- REQUEST -
Pictures stay out of this copy, which runs from the first line of the material through the line containing "800, 900, 1000];".

- SOURCE DATA -
* * * *

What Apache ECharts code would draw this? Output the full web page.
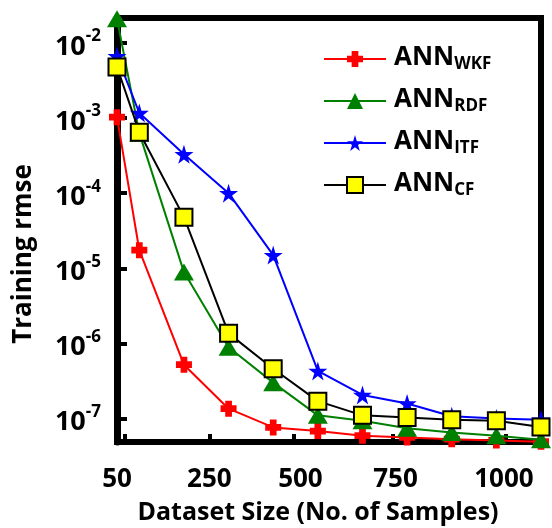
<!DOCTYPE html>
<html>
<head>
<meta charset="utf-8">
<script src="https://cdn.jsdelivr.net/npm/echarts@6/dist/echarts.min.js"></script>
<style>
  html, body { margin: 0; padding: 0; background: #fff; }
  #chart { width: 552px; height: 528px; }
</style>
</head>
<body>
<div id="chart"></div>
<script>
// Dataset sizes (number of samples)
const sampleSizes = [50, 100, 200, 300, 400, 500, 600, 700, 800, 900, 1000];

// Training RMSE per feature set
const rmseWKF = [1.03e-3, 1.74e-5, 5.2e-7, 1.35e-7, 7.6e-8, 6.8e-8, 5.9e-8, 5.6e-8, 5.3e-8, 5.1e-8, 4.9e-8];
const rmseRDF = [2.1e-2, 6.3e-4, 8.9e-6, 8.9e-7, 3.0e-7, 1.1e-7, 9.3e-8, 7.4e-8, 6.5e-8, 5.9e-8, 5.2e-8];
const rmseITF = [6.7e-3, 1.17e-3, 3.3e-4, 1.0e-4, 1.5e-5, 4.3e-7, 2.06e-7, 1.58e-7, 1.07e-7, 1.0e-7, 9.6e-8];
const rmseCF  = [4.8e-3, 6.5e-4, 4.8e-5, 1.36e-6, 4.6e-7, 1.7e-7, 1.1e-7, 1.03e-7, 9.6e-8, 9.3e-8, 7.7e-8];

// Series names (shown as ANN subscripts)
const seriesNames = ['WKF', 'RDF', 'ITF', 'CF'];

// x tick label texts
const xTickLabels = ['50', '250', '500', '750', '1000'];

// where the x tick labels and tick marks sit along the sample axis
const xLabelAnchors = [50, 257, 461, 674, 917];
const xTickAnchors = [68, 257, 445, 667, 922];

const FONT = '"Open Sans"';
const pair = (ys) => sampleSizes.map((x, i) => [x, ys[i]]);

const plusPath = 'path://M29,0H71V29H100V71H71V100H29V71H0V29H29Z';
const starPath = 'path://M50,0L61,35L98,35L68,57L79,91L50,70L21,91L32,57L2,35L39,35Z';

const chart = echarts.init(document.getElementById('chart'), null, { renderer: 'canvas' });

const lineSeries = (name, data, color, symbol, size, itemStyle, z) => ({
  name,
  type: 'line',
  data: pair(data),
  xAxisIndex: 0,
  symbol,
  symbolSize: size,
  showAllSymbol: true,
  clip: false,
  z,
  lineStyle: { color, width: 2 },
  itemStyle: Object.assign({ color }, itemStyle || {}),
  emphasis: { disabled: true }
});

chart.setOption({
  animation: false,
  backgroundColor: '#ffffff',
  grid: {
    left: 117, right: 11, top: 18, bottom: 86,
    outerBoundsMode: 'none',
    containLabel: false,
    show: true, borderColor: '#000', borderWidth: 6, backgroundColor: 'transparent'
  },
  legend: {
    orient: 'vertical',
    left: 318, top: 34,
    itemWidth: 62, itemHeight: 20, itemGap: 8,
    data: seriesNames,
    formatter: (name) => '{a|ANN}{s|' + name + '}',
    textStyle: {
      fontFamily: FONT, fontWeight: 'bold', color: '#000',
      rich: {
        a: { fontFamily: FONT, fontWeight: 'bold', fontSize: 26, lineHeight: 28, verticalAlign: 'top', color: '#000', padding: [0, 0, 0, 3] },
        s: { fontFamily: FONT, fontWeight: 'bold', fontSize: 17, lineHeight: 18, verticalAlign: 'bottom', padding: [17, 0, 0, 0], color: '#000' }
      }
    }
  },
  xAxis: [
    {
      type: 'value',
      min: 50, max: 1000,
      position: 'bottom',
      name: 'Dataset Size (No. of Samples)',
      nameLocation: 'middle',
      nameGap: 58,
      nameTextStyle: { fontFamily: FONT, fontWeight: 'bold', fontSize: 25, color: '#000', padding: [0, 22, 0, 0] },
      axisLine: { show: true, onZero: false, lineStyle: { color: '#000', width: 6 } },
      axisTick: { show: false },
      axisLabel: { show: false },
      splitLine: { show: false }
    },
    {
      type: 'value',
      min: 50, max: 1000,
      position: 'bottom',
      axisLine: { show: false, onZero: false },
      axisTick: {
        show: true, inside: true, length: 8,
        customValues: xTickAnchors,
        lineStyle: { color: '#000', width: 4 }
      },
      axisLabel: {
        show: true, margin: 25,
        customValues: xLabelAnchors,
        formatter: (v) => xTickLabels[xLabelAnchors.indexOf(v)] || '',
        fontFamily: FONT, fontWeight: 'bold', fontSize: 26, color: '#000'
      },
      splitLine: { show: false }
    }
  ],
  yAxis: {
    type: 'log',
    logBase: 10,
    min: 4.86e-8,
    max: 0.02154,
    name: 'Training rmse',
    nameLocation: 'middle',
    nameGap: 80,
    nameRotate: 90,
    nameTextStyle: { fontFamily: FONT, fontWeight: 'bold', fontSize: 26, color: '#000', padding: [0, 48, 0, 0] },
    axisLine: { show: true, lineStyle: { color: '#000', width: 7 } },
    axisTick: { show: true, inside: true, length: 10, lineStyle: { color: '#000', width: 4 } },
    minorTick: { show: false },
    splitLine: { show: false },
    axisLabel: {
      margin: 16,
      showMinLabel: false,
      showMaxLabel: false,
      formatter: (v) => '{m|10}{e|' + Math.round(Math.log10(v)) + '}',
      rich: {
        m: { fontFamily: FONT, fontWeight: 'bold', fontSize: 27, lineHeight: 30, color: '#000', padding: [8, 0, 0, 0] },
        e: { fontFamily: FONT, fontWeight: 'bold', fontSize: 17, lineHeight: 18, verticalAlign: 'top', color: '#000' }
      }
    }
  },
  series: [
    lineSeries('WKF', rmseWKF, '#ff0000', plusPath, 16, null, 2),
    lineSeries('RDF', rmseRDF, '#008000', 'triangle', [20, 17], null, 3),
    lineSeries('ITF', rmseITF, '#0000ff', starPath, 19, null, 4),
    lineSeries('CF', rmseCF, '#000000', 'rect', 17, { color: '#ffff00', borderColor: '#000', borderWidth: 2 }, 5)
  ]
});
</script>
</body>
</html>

* * * *

- PROBLEM SOLUTION -
What Apache ECharts code would draw this? Output the full web page.
<!DOCTYPE html>
<html>
<head>
<meta charset="utf-8">
<script src="https://cdn.jsdelivr.net/npm/echarts@6/dist/echarts.min.js"></script>
<style>
  html, body { margin: 0; padding: 0; background: #fff; }
  #chart { width: 552px; height: 528px; }
</style>
</head>
<body>
<div id="chart"></div>
<script>
// Dataset sizes (number of samples)
const sampleSizes = [50, 100, 200, 300, 400, 500, 600, 700, 800, 900, 1000];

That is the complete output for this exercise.